De studie werd uitgevoerd bij negen centra in de Verenigde Staten en Canada. Deelnemers waren 482 patiënten die behandeld werden voor een eerste maligniteit (54% jongens; gemiddelde leeftijd 12,9 jaar; 17% zwart; 15% Hispanic) en 482 verzorgers. Binnen 72 uur voor aanvang van de behandeling (T1) beantwoordden de patiënten en de verzorgers HRQOL-vragenlijsten. Op T2, als de symptomen geacht werden ernstiger te zijn (bijvoorbeeld voor chemotherapie 7 tot 17 dagen later) werden de vragenlijsten beantwoord door 403 patiënten-verzorgerparen.
De overeenkomst tussen de rapporten door patiënten en door verzorgers was matig voor mobiliteit (correlatie 0,57; 95%-bti 0,50-0,63) en slecht voor symptomen, uiteenlopend van 0,32 (95%-bti 0,24-0,41) voor vermoeidheid tot 0,42 (95%-bti 0,34-0,50) voor psychologische stress, met tussenliggende waarden voor pijninterferentie, depressiesymptomen, en angst. De verzorgers, vergeleken met de kinderen zelf, overschatten consistent de symptomen en onderschatten de mobiliteit.
De onderzoekers concluderen dat de door pediatrische patiënten zelf-gerapporteerde impact van de behandeling op HRQOL een lagere impact doen vermoeden dan de rapportage door verzorgers.

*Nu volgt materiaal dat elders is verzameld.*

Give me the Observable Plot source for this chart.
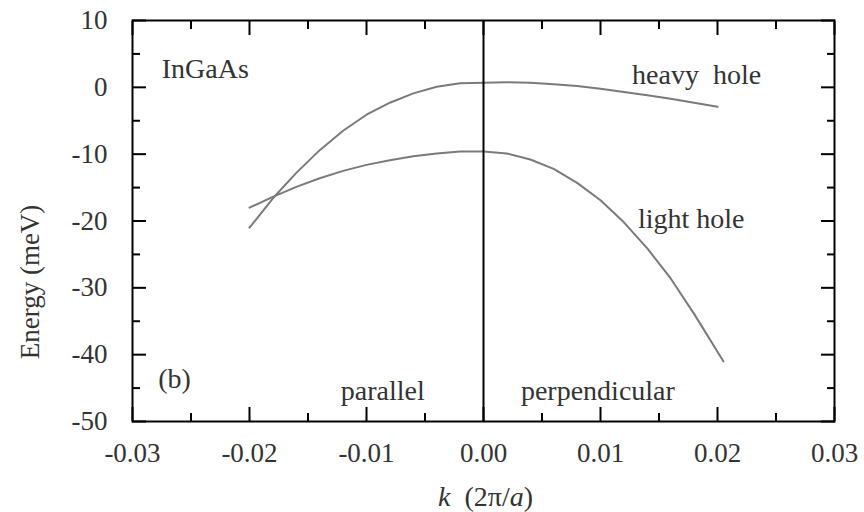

1.Mack JW, McFatrich M, Withycombe JS et al. Agreement between child self-report and caregiver-proxy report for symptoms and functioning of children undergoing cancer treatment. JAMA Pediatrics 2020.2861
Summary: A multicenter cohort study found that caregivers of children undergoing cancer treatment consistently overestimated symptoms and underestimated mobility relative to the children themselves.